Mau’s life-changing power of music
Hip hop artist Patrick Mau, known as Mau Power, has shared his music all over the world, but it was at home in the Torres Strait Islands where he discovered its true impact.
At GC2018, Mau will perform on the Festival 2018 Queensland Music Stage, presenting a fusion of traditional Torres Strait Islands dancers and contemporary music.
Through his music, Mau’s on a mission to cross cultural boundaries, connect people and inspire and empower the next generation.
His Aria award-winning musician and grandfather, Seaman Dan, introduced him to music.
When Mau was seven, he would watch his grandfather perform and record his albums, attributing his love of music to those early years on Thursday Island.

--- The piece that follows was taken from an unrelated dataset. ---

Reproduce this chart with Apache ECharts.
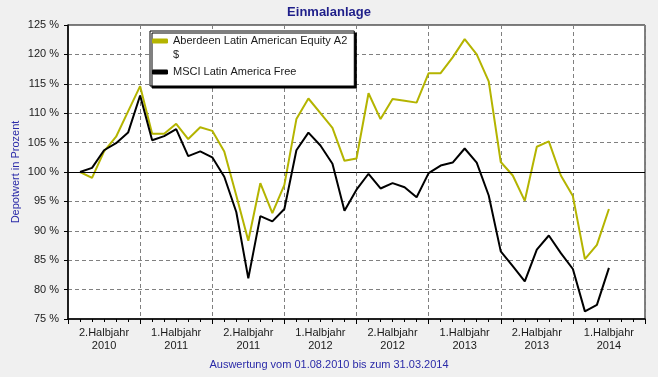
<!DOCTYPE html>
<html>
<head>
<meta charset="utf-8">
<script src="https://cdn.jsdelivr.net/npm/echarts@6/dist/echarts.min.js"></script>
<style>
  html, body { margin: 0; padding: 0; background: #f0f0f0; }
  #chart { width: 658px; height: 377px; }
</style>
</head>
<body>
<div id="chart"></div>
<script>
// Halbjahres-Beschriftung der x-Achse (je 6 Monate ab 01.07.2010)
const halfYears = [
  '2.Halbjahr\n2010', '1.Halbjahr\n2011', '2.Halbjahr\n2011', '1.Halbjahr\n2012',
  '2.Halbjahr\n2012', '1.Halbjahr\n2013', '2.Halbjahr\n2013', '1.Halbjahr\n2014'
]

// Monatswerte in Prozent, 01.08.2010 .. 01.04.2014
const aberdeen = [
  100, 99.0, 103.5, 106.0, 110.3, 114.6, 106.5, 106.5, 108.2, 105.6,
  107.6, 107.0, 103.5, 96.0, 88.3, 98.1, 93.0, 97.8, 109.0, 112.5,
  110.0, 107.5, 101.9, 102.3, 113.4, 109.0, 112.4, 112.1, 111.8, 116.8,
  116.8, 119.5, 122.6, 120.0, 115.4, 101.7, 99.4, 95.1, 104.3, 105.2,
  99.4, 95.9, 85.2, 87.6, 93.7
]
const msci = [
  100, 100.7, 103.7, 104.9, 106.7, 113.0, 105.4, 106.1, 107.3, 102.7,
  103.5, 102.5, 99.2, 93.2, 81.9, 92.5, 91.6, 93.7, 103.7, 106.7,
  104.5, 101.4, 93.4, 97.0, 99.7, 97.2, 98.1, 97.4, 95.7, 99.8,
  101.1, 101.6, 104.0, 101.6, 96.0, 86.5, 84.0, 81.4, 86.8, 89.2,
  86.2, 83.5, 76.3, 77.4, 83.7
]

// x = Monate seit 01.07.2010
const toPoints = arr => arr.map((v, i) => [i + 1, v])

const font = 'Liberation Sans, Arial, sans-serif'
const gridDash = { color: '#808080', type: [4, 3], width: 1 }

const chart = echarts.init(document.getElementById('chart'))
chart.setOption({
  backgroundColor: '#f0f0f0',
  animation: false,
  textStyle: { fontFamily: font },
  title: [
    {
      text: 'Einmalanlage', left: 'center', top: 6, padding: 0,
      textStyle: { fontSize: 13, fontWeight: 'bold', color: '#1f1f8a' }
    },
    {
      text: 'Auswertung vom 01.08.2010 bis zum 31.03.2014', left: 'center', top: 359, padding: 0,
      textStyle: { fontSize: 11, fontWeight: 'normal', color: '#2a2aa8' }
    }
  ],
  legend: {
    left: 150, top: 31, orient: 'vertical',
    itemGap: 17, itemWidth: 16, itemHeight: 5, icon: 'roundRect',
    backgroundColor: '#fff', borderColor: '#000', borderWidth: 1,
    shadowColor: '#000', shadowOffsetX: 2, shadowOffsetY: 2, shadowBlur: 0,
    padding: [3, 7, 7, 2],
    textStyle: { fontSize: 11, color: '#1a1a1a', lineHeight: 14 },
    data: ['Aberdeen Latin American Equity A2', 'MSCI Latin America Free']
  },
  graphic: [
    { type: 'text', z: 100, left: 173, top: 49, style: { text: '$', fontSize: 11, fill: '#1a1a1a', fontFamily: font } },
    {
      type: 'text', z: 100, x: 16, y: 172, rotation: Math.PI / 2,
      style: { text: 'Depotwert in Prozent', fontSize: 11, fill: '#2a2aa8', align: 'center', verticalAlign: 'middle', fontFamily: font }
    }
  ],
  grid: {
    left: 68, right: 13, top: 25, bottom: 58,
    show: true, backgroundColor: '#fff', borderColor: '#000', borderWidth: 1
  },
  xAxis: [
    {
      type: 'value', min: 0, max: 48, interval: 6,
      axisLabel: { show: false },
      axisLine: { onZero: false, lineStyle: { color: '#000', width: 1.5 } },
      axisTick: { length: 5, lineStyle: { color: '#000' } },
      minorTick: { show: true, splitNumber: 6, length: 3, lineStyle: { color: '#000' } },
      splitLine: { show: true, lineStyle: gridDash }
    },
    {
      type: 'category', data: halfYears, position: 'bottom', boundaryGap: true,
      axisLine: { show: false }, axisTick: { show: false }, splitLine: { show: false },
      axisLabel: { margin: 7, fontSize: 11, lineHeight: 13.5, color: '#1a1a1a' }
    }
  ],
  yAxis: {
    type: 'value', min: 75, max: 125, interval: 5,
    axisLabel: { formatter: '{value} %', fontSize: 11, color: '#1a1a1a', margin: 9 },
    axisLine: { show: true, onZero: false, lineStyle: { color: '#000', width: 1.5 } },
    axisTick: { show: true, length: 4, lineStyle: { color: '#000' } },
    splitLine: { show: true, lineStyle: gridDash }
  },
  series: [
    {
      type: 'line', name: 'Aberdeen Latin American Equity A2',
      data: toPoints(aberdeen), symbol: 'none',
      lineStyle: { color: '#b4b400', width: 2 }, itemStyle: { color: '#b4b400' }
    },
    {
      type: 'line', name: 'MSCI Latin America Free',
      data: toPoints(msci), symbol: 'none',
      lineStyle: { color: '#000', width: 2 }, itemStyle: { color: '#000' },
      markLine: {
        silent: true, symbol: 'none', label: { show: false },
        lineStyle: { color: '#000', type: 'solid', width: 1 },
        data: [{ yAxis: 100 }]
      }
    }
  ]
})
</script>
</body>
</html>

“I grew up around music, it’s part of my culture, music and dance,” he told GC2018.com.
“My grandfather invited me into the recording studio, he was recording his first album at the time, Follow the Sun.
“I remember going in there and that’s when I knew music would be part of my life.
“It changed my life and music has just been who I am ever since.”
Mau is a strong believer in the unparalleled power of music to connect cultures and he uses music as a way to share the story of the Torres Strait Islands.
His vision, for his music and the work he does with local communities, is to connect cultures.
“We need to get the Torres Strait story of culture out, through music, out to the rest of the world to be able to have an understanding of the culture and what we do,” he said.
“You know, when people speak about Indigenous people from Australia, they say ‘Aboriginal and Torres Strait Islander’ without knowing or understanding the layers and concepts.
“Even though we are all similar, through the stories you’re able to learn about a culture.
“That’s the ultimate goal, to be able to have that understanding so when you speak about cultures, you have a contextual background of what you’re talking about and you can connect on that level.
“To really know the Torres Strait story and have a better understanding of the identity of the Torres Strait Islands is what really comes through the music and the stories.
“It’s the great emotional life, everyone feels music.”
Mau is the first rapper from the Torres Strait Islands to break into the international music scene.
“When I started out, my communication to the outside world was very minimal outside the region, but music became a great avenue to get out there,” he said.
“The whole journey has been more of a discovery journey.
“At the beginning you’re not focussed on making a name or creating a brand, it’s just about being able to be a creative and having opportunities to record the story and the song.
“It’s about getting out there and being known, not only from an artist perspective but where I come from and the community I represent.
“As time goes by, you find a voice and people start connecting with the music and it becomes something more.
“It’s a journey I would never change and it’s made me grow personally.”
Mau’s success has taken him all over the world, recently touring in London and Guam.
His music reverberates strength and confidence, but when faced with doubts, he focusses on how challenges will help him, and his music, grow.
“You always doubt yourself,” he said.
“It happens regularly, every time you move to a different level in your career, whether it’s production or performances.
“Right now this is a whole new level. I could never foresee that this would ever happen, but now it is.
“I like to look at challenges as the growth period. If there are no challenges, people don’t grow and we can’t really know what our full capabilities are unless we are tested.
“Even if the test is just to reconfirm to yourself that you have chosen the path and now you have to be able to commit to everything that comes to it.”
When he isn’t touring, Mau spends much of his time travelling and working with young artists.
His work is guided by two themes that he’ll be sharing with audiences at Festival 2018.
“Inspire and empower, that’s what it’s all about," he said.
“The world is full of a lot of un-empowering and uninspiring and negative things, you want to be the one to inject it with positivity and be able to show that from remote communities in Australia, you are still able to have a voice and you’re able to share that around the world.”